As I walked the dog the other day, three large young men overtook me, returning home from the supermarket. They looked very typical for our neighborhood, in the sense that they were very well dressed, I guessed they were students living in the area, which is unusual - Its an expensive area outside the center of town. Students with money usually prefer the city center.
I let them pass me and realized they were talking Arabic, then I watched them enter a very nice ground floor apartment nearby. There was a large Israeli flag outside the apartment and from that I gathered that they must be Druze. All over Israel there are Druze matrons at strategic spots close to nature reserves, selling thin pitta that they make on the spot and which you can have with chocolate spread or houmus and tea or coffee and sometimes other foods. They always fly the Israeli flag and they often fly the Druze flag too which is a rainbow flag, distinct from, but not unlike the gay pride flag.
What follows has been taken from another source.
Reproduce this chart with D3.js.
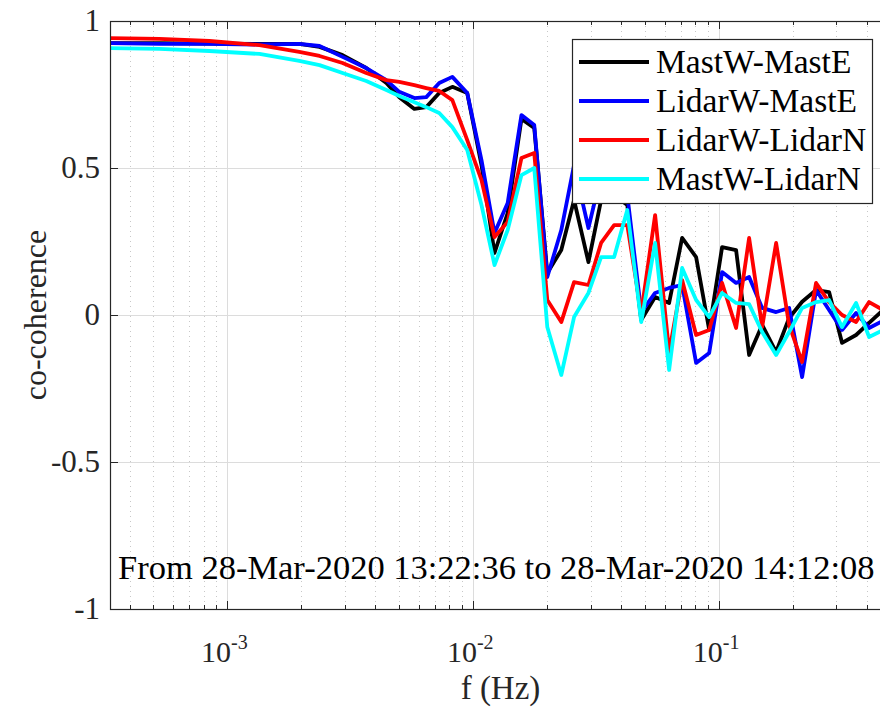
<!DOCTYPE html>
<html>
<head>
<meta charset="utf-8">
<script src="https://cdn.jsdelivr.net/npm/d3@7"></script>
<style>
  body { margin: 0; background: #fff; }
  svg { display: block; }
  svg text { font-family: 'Liberation Serif', 'DejaVu Serif', 'Noto Serif', 'Times New Roman', Times, serif; }
  .grid-major { stroke: #dcdcdc; stroke-width: 1; }
  .grid-minor { stroke: #c8c8c8; stroke-width: 1; stroke-dasharray: 1,4; }
  .tick { stroke: #262626; stroke-width: 1; }
</style>
</head>
<body>
<script>
// frequencies (Hz) and co-coherence for each pair
const freq = [0.000333, 0.000529, 0.000845, 0.00135, 0.00196, 0.00237, 0.00294, 0.00367, 0.00443, 0.00500,
  0.00576, 0.00644, 0.00727, 0.00822, 0.00945, 0.0108, 0.0122, 0.0138, 0.0157, 0.0177,
  0.0200, 0.0228, 0.0257, 0.0294, 0.0331, 0.0374, 0.0423, 0.0482, 0.0549, 0.0626,
  0.0707, 0.0806, 0.0911, 0.1028, 0.1172, 0.1324, 0.1496, 0.1705, 0.1926, 0.2175,
  0.2479, 0.2800, 0.3162, 0.3605, 0.4073, 0.4642];

const mastWMastE = [0.925, 0.925, 0.923, 0.922, 0.922, 0.912, 0.884, 0.840, 0.789, 0.741,
  0.701, 0.707, 0.755, 0.776, 0.755, 0.510, 0.211, 0.347, 0.667, 0.636,
  0.143, 0.221, 0.391, 0.180, 0.391, 0.408, 0.374, -0.017, 0.061, 0.041,
  0.262, 0.197, -0.051, 0.231, 0.221, -0.136, -0.034, -0.126, -0.010, 0.045,
  0.085, 0.078, -0.095, -0.068, -0.027, 0.017];

const lidarWMastE = [0.925, 0.922, 0.922, 0.920, 0.922, 0.915, 0.878, 0.840, 0.799, 0.759,
  0.738, 0.741, 0.789, 0.810, 0.755, 0.527, 0.279, 0.381, 0.680, 0.646,
  0.129, 0.289, 0.510, 0.296, 0.476, 0.442, 0.408, 0.010, 0.075, 0.092,
  0.102, -0.163, -0.129, 0.146, 0.109, 0.129, 0.024, 0.010, 0.024, -0.211,
  0.085, 0.017, -0.051, 0.007, -0.044, -0.020];

const lidarWLidarN = [0.942, 0.939, 0.932, 0.918, 0.895, 0.881, 0.857, 0.823, 0.799, 0.793,
  0.782, 0.772, 0.762, 0.731, 0.595, 0.459, 0.265, 0.316, 0.534, 0.551,
  0.051, -0.024, 0.112, 0.102, 0.245, 0.306, 0.306, 0.007, 0.340, -0.126,
  0.119, -0.068, -0.051, 0.109, -0.044, 0.262, -0.041, 0.245, -0.034, -0.160,
  0.109, 0.044, 0.000, -0.024, 0.044, 0.017];

const mastWLidarN = [0.908, 0.905, 0.898, 0.888, 0.864, 0.850, 0.823, 0.796, 0.765, 0.745,
  0.724, 0.707, 0.687, 0.639, 0.561, 0.374, 0.170, 0.289, 0.476, 0.500,
  -0.041, -0.204, -0.007, 0.075, 0.197, 0.197, 0.357, -0.024, 0.245, -0.187,
  0.160, 0.051, -0.007, 0.075, 0.041, 0.037, -0.058, -0.136, -0.058, 0.024,
  0.044, 0.051, -0.041, 0.041, -0.075, -0.051];

const seriesNames = ['MastW-MastE', 'LidarW-MastE', 'LidarW-LidarN', 'MastW-LidarN'];
const seriesColors = ['#000000', '#0000ff', '#ff0000', '#00ffff'];
const seriesValues = [mastWMastE, lidarWMastE, lidarWLidarN, mastWLidarN];

const yTicks = [-1, -0.5, 0, 0.5, 1];
const yTickLabels = ['-1', '-0.5', '0', '0.5', '1'];
const xMajor = [1e-3, 1e-2, 1e-1];
const xMajorExp = ['-3', '-2', '-1'];
const noteText = 'From 28-Mar-2020 13:22:36 to 28-Mar-2020 14:12:08';

let width = 880
let height = 710
const margin = { left: 110, right: 891, top: 21, bottom: 609 };

let svg = d3.select('body').append('svg')
    .attr('width', width)
    .attr('height', height);

let x = d3.scaleLog().domain([0.000333, 0.5]).range([margin.left, margin.right]);
let y = d3.scaleLinear().domain([-1, 1]).range([margin.bottom, margin.top]);

svg.append('defs').append('clipPath').attr('id', 'clip')
  .append('rect').attr('x', margin.left).attr('y', margin.top)
  .attr('width', margin.right - margin.left).attr('height', margin.bottom - margin.top);

// grid
let allX = x.ticks();
let isMajor = d => xMajor.some(m => Math.abs(m - d) / m < 1e-6);
let minorX = allX.filter(d => !isMajor(d));
let grid = svg.append('g');
grid.selectAll('line.gx').data(minorX).join('line')
  .attr('class', 'grid-minor')
  .attr('x1', d => Math.round(x(d)) + 0.5).attr('x2', d => Math.round(x(d)) + 0.5)
  .attr('y1', margin.top).attr('y2', margin.bottom);
grid.selectAll('line.gX').data(xMajor).join('line')
  .attr('class', 'grid-major')
  .attr('x1', d => Math.round(x(d)) + 0.5).attr('x2', d => Math.round(x(d)) + 0.5)
  .attr('y1', margin.top).attr('y2', margin.bottom);
grid.selectAll('line.gy').data(yTicks.slice(1, -1)).join('line')
  .attr('class', 'grid-major')
  .attr('x1', margin.left).attr('x2', margin.right)
  .attr('y1', d => Math.round(y(d)) + 0.5).attr('y2', d => Math.round(y(d)) + 0.5);

// note text
svg.append('text')
  .attr('x', 118).attr('y', 579)
  .attr('font-size', 34.5)
  .attr('fill', '#000')
  .text(noteText);

// lines
let line = d3.line().x((d, i) => x(freq[i])).y(d => y(d));
svg.append('g').attr('clip-path', 'url(#clip)')
  .selectAll('path').data(seriesValues).join('path')
  .attr('d', d => line(d))
  .attr('fill', 'none')
  .attr('stroke', (d, i) => seriesColors[i])
  .attr('stroke-width', 3.8)
  .attr('stroke-linejoin', 'round');

// box and ticks
let axes = svg.append('g');
axes.append('rect')
  .attr('x', margin.left + 0.5).attr('y', margin.top + 0.5)
  .attr('width', margin.right - margin.left).attr('height', margin.bottom - margin.top)
  .attr('fill', 'none').attr('stroke', '#262626').attr('stroke-width', 1.2);

axes.selectAll('line.ty').data(yTicks).join('line')
  .attr('class', 'tick')
  .attr('x1', margin.left).attr('x2', margin.left + 8)
  .attr('y1', d => Math.round(y(d)) + 0.5).attr('y2', d => Math.round(y(d)) + 0.5);

let xTickData = allX.map(d => ({ v: d, major: isMajor(d) }));
axes.selectAll('line.tb').data(xTickData).join('line')
  .attr('class', 'tick')
  .attr('x1', d => Math.round(x(d.v)) + 0.5).attr('x2', d => Math.round(x(d.v)) + 0.5)
  .attr('y1', margin.bottom).attr('y2', d => margin.bottom - (d.major ? 8 : 4));
axes.selectAll('line.tt').data(xTickData).join('line')
  .attr('class', 'tick')
  .attr('x1', d => Math.round(x(d.v)) + 0.5).attr('x2', d => Math.round(x(d.v)) + 0.5)
  .attr('y1', margin.top).attr('y2', d => margin.top + (d.major ? 8 : 4));

// tick labels
svg.selectAll('text.yl').data(yTicks).join('text')
  .attr('x', 100).attr('y', d => y(d) + 10)
  .attr('text-anchor', 'end')
  .attr('font-size', 31)
  .attr('fill', '#262626')
  .text((d, i) => yTickLabels[i]);

let xl = svg.selectAll('text.xl').data(xMajor).join('text')
  .attr('x', d => x(d) - 3).attr('y', 662)
  .attr('text-anchor', 'middle')
  .attr('font-size', 30)
  .attr('fill', '#262626');
xl.append('tspan').text('10');
xl.append('tspan').attr('dy', -13).attr('font-size', 20).text((d, i) => xMajorExp[i]);

// axis labels
svg.append('text')
  .attr('x', (margin.left + margin.right) / 2).attr('y', 699)
  .attr('text-anchor', 'middle')
  .attr('font-size', 33)
  .attr('fill', '#262626')
  .text('f (Hz)');

svg.append('text')
  .attr('transform', `translate(46,${ (margin.top + margin.bottom) / 2 }) rotate(-90)`)
  .attr('text-anchor', 'middle')
  .attr('font-size', 32)
  .attr('fill', '#262626')
  .text('co-coherence');

// legend
let lg = svg.append('g');
lg.append('rect')
  .attr('x', 572.5).attr('y', 39.5).attr('width', 300).attr('height', 164)
  .attr('fill', '#fff').attr('stroke', '#262626').attr('stroke-width', 1.2);
const legendY = [62, 101, 140, 179];
seriesNames.forEach((name, i) => {
  lg.append('line')
    .attr('x1', 579).attr('x2', 649)
    .attr('y1', legendY[i]).attr('y2', legendY[i])
    .attr('stroke', seriesColors[i]).attr('stroke-width', 3.8);
  lg.append('text')
    .attr('x', 656).attr('y', legendY[i] + 11)
    .attr('font-size', 33.5)
    .attr('fill', '#000')
    .text(name);
});
</script>
</body>
</html>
Watching them brought back to me two events:
The first event was in the mid 1970s: I went to a Scouts summer camp in a forest in the Carmel mountain range and one morning we were taken into a local Druze village (now a town), I remember that it was Usafiya. I would have been about 13. We were told to wander round and knock on people's doors and ask them about their religion / lives or something like that. I assume this had all been arranged beforehand. Anyway I did just that, I walked up a flight of stairs to the door of a very nice house, knocked and a nice woman greeted me and invited me in. I am pretty sure she gave me a cup of tea and some biscuits and told me about the Druze. That's all I really remember.
The second event would have been nearly ten years later in about 1984, I was at Sussex University and talking to my personal tutor (Doctor Michael Johnson), who had done his Phd in Beirut a few years earlier. We must have discussed the Druze, and I told him this story and I remember that he was stunned by it. That's why I suddenly though it was worth recounting.
This is the Wikipedia entry for the town: https://en.wikipedia.org/wiki/Isfiya .
Images of Isfiya in Shutterstock:https://www.shutterstock.com/search/isfiya?image_type=photo
Jimmy Wales, the founder of Wikipedia came to Israel once and addressed a gathering of editors at Tel Aviv University which I attended. There was a young Druze woman there, who told him how she had set up a page for a Lebanese Druze matriarch who had led the community in the 19th century. She told him how grateful she was to Israel (and possibly also Wikipedia) for making it possible for her to do such things. All of us Tel Aviv liberals shuffled uncomfortably in our seats at the praise, but what she said made sense.
So the Israeli flag had been placed there by them? I mean, it was on the grounds of their own apartment? And it means they must be Druze, because other Arabic-speakers would be unlikely to do that?
ReplyDeleteI think so. I updated the article in response to your comment. I don't know if they were always so proud of being Israeli, but they certainly are now.